Jon Wang generates films, sculptures, and performances that question notions of representation and desire. Wang’s treatments of pace—at times drawing on techniques of voice-over narration, tenants of feng shui, and the day-to-day activities of silk worms—gesture towards the ways in which beings and their surroundings are in states of perpetual transition. In this sense, pace, as a techno-sensual material, both grounds and disrupts their atmospheric videos and installations. An updated version of From its Mouth Came a River of High-end Residential Appliances, a moving image work set in the air on the coastline of Hong Kong Island, makes use of fog as a suspended curtain for projection—if only momentarily.
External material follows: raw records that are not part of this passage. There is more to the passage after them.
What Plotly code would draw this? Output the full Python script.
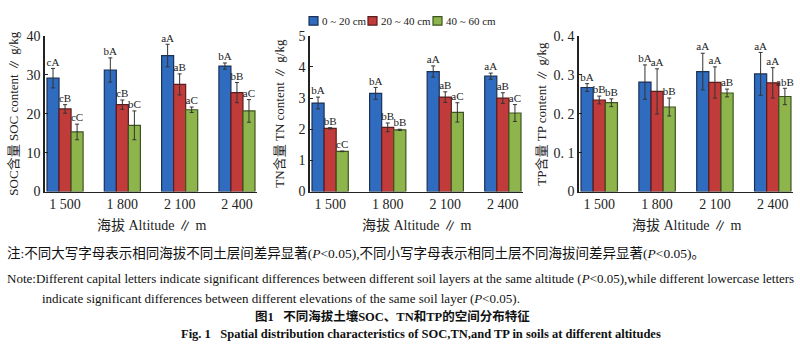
import plotly.graph_objects as go

altitudes = ["1 500", "1 800", "2 100", "2 400"]
layers = ["0 ~ 20 cm", "20 ~ 40 cm", "40 ~ 60 cm"]

soc_vals = [[29.1, 31.2, 34.9, 32.2], [21.2, 22.3, 27.5, 25.4], [15.3, 17.0, 21.0, 20.7]]
soc_err = [[2.5, 3.1, 2.9, 0.8], [1.1, 1.2, 2.7, 2.6], [2.0, 3.7, 0.7, 2.9]]
soc_lab = [["cA", "bA", "aA", "bA"], ["cB", "cB", "aB", "bB"], ["cC", "bC", "aC", "aC"]]

tn_vals = [[2.84, 3.15, 3.85, 3.70], [2.03, 2.06, 3.03, 3.00], [1.29, 1.98, 2.54, 2.52]]
tn_err = [[0.19, 0.19, 0.18, 0.10], [0.02, 0.14, 0.17, 0.17], [0.01, 0.02, 0.31, 0.27]]
tn_lab = [["bA", "bA", "aA", "aA"], ["bB", "bB", "aB", "aB"], ["cC", "bB", "aC", "aC"]]

tp_vals = [[0.267, 0.281, 0.308, 0.302], [0.235, 0.257, 0.280, 0.279], [0.228, 0.217, 0.253, 0.244]]
tp_err = [[0.010, 0.044, 0.047, 0.055], [0.010, 0.058, 0.040, 0.039], [0.010, 0.023, 0.010, 0.021]]
tp_lab = [["bA", "bA", "aA", "aA"], ["bB", "aA", "aA", "aA"], ["bB", "bB", "aB", "abB"]]

soc_ticks = ["0", "10", "20", "30", "40"]
tn_ticks = ["0", "1", "2", "3", "4", "5"]
tp_ticks = ["0", "0. 1", "0. 2", "0. 3", "0. 4"]

fills = ["#2F6BBE", "#C23B3B", "#8DB54B"]
edges = ["#1A3158", "#5A1C1C", "#3E5420"]

SERIF = "Liberation Serif, Noto Sans CJK SC"
W, H = 800, 344
bw = 0.21
offsets = [-bw, 0.0, bw]
DY = 6  # vertical correction for text annotations

panels = [
    dict(vals=soc_vals, err=soc_err, lab=soc_lab, ticks=soc_ticks, ymax=40,
         x0=45, x1=257, ytitle="SOC含量 SOC content ∥ g/kg", ytx=14),
    dict(vals=tn_vals, err=tn_err, lab=tn_lab, ticks=tn_ticks, ymax=5,
         x0=310, x1=523, ytitle="TN含量 TN content ∥ g/kg", ytx=280),
    dict(vals=tp_vals, err=tp_err, lab=tp_lab, ticks=tp_ticks, ymax=0.4,
         x0=579, x1=793, ytitle="TP含量 TP content ∥ g/kg", ytx=542),
]

ytop, ybot = 30, 193
ydom = [1 - ybot / H, 1 - ytop / H]

fig = go.Figure()
annotations = []
shapes = []
layout_axes = {}

for p_i, p in enumerate(panels):
    sfx = "" if p_i == 0 else str(p_i + 1)
    xa, ya = "x" + sfx, "y" + sfx
    for j in range(3):
        xs = [i + offsets[j] for i in range(len(altitudes))]
        fig.add_trace(go.Bar(
            x=xs, y=p["vals"][j], width=bw, name=layers[j],
            marker=dict(color=fills[j], line=dict(color=edges[j], width=1.2)),
            error_y=dict(type="data", array=p["err"][j], color="#333333", thickness=1, width=2),
            xaxis=xa, yaxis=ya, showlegend=False,
        ))
        fig.add_trace(go.Scatter(
            x=xs, y=[v + e for v, e in zip(p["vals"][j], p["err"][j])],
            text=p["lab"][j], mode="text", textposition="top center",
            textfont=dict(family=SERIF, size=11, color="#222"),
            xaxis=xa, yaxis=ya, showlegend=False, hoverinfo="skip", cliponaxis=False,
        ))
    n = len(p["ticks"])
    step = p["ymax"] / (n - 1)
    layout_axes["xaxis" + sfx] = dict(
        domain=[p["x0"] / W, p["x1"] / W], range=[-0.35, 3.35], anchor=ya,
        tickvals=list(range(len(altitudes))), ticktext=altitudes,
        showline=True, linecolor="#222", linewidth=1.2, ticks="", showgrid=False,
        zeroline=False, tickfont=dict(family=SERIF, size=14, color="#222"),
    )
    layout_axes["yaxis" + sfx] = dict(
        domain=ydom, range=[0, p["ymax"]], anchor=xa,
        tickvals=[k * step for k in range(n)], ticktext=p["ticks"],
        showline=True, linecolor="#222", linewidth=1.5, ticks="inside", ticklen=3,
        tickcolor="#222", showgrid=False, zeroline=False,
        tickfont=dict(family=SERIF, size=14, color="#222"),
    )
    annotations.append(dict(
        x=p["ytx"] / W, y=1 - (ytop + ybot) / 2 / H, xref="paper", yref="paper",
        text=p["ytitle"], textangle=-90, showarrow=False,
        font=dict(family=SERIF, size=13, color="#222"), xanchor="center", yanchor="middle",
    ))
    annotations.append(dict(
        x=(p["x0"] + p["x1"]) / 2 / W, y=1 - (222 + DY) / H, xref="paper", yref="paper",
        text="海拔 Altitude ∥ m", showarrow=False,
        font=dict(family=SERIF, size=14, color="#222"), xanchor="center", yanchor="middle",
    ))

# legend (drawn as swatches + text)
leg_x = [309, 368, 433]
for j in range(3):
    shapes.append(dict(type="rect", xref="paper", yref="paper",
                       x0=leg_x[j] / W, x1=(leg_x[j] + 9) / W,
                       y0=1 - 19 / H, y1=1 - 10 / H,
                       fillcolor=fills[j], line=dict(color=edges[j], width=1.2)))
    annotations.append(dict(
        x=(leg_x[j] + 11) / W, y=1 - 14.5 / H, xref="paper", yref="paper",
        text=layers[j], showarrow=False, xanchor="left", yanchor="middle",
        font=dict(family=SERIF, size=11, color="#222"),
    ))

notes = [
    ("注:不同大写字母表示相同海拔不同土层间差异显著(<i>P</i><0.05),不同小写字母表示相同土层不同海拔间差异显著(<i>P</i><0.05)。", 5, 252, "left", 13.5),
    ("Note:Different capital letters indicate significant differences between different soil layers at the same altitude (<i>P</i><0.05),while different lowercase letters", 5, 278, "left", 13),
    ("indicate significant differences between different elevations of the same soil layer (<i>P</i><0.05).", 40, 299, "left", 13),
    ("<b>图1   不同海拔土壤SOC、TN和TP的空间分布特征</b>", 392, 318, "center", 12.5),
    ("<b>Fig. 1   Spatial distribution characteristics of SOC,TN,and TP in soils at different altitudes</b>", 421, 336, "center", 12.5),
]
for txt, x, y, anc, sz in notes:
    annotations.append(dict(
        x=x / W, y=1 - (y + DY) / H, xref="paper", yref="paper", text=txt, showarrow=False,
        font=dict(family=SERIF, size=sz, color="#111"), xanchor=anc, yanchor="middle",
    ))

fig.update_layout(
    width=W, height=H, margin=dict(l=0, r=0, t=0, b=0),
    paper_bgcolor="white", plot_bgcolor="white",
    barmode="overlay", annotations=annotations, shapes=shapes, showlegend=False,
    **layout_axes,
)

fig.write_html("out.html")
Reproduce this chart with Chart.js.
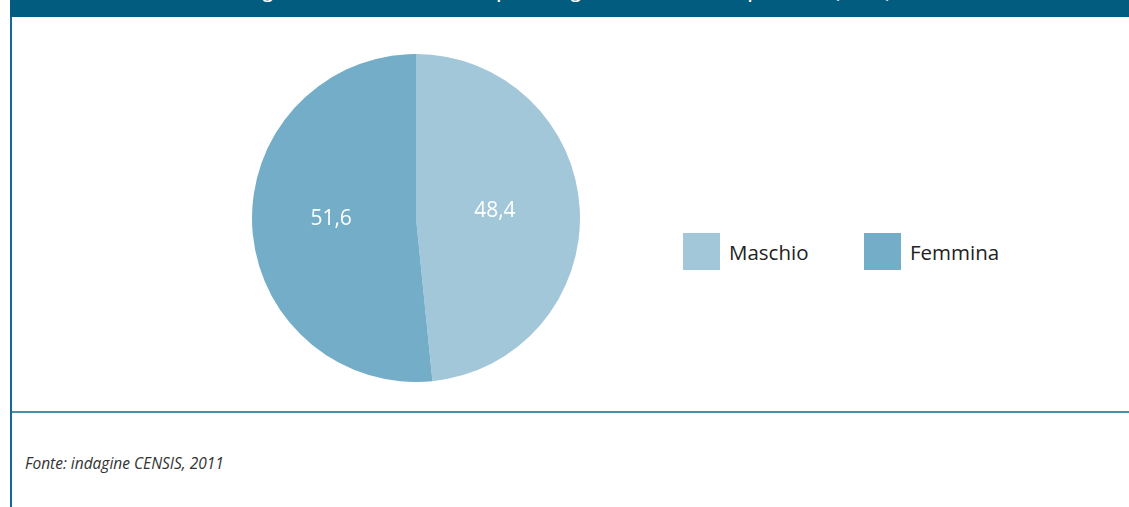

Whether anchored in real or fictional scenarios, each artwork presented in the Short Shadows series stretches beyond a singular moment or place to foreground the political importance of unexpected historical interconnections. Mostly produced within the last decade, the artists’ films, videos, poetry, and performances presented here shine a light on cultural and historical events that may otherwise remain in shadow.

The evening is co-organized by second-year students from the Center for Curatorial Studies, Bard College, including Giorgia von Albertini, Drew Broderick, Susannah Faber, Srinivas Aditya Mopidevi, Serubiri Moses, Suzie Smith, and Thea Spittle, working in collaboration with EMPAC senior curator of time-based visual art Vic Brooks.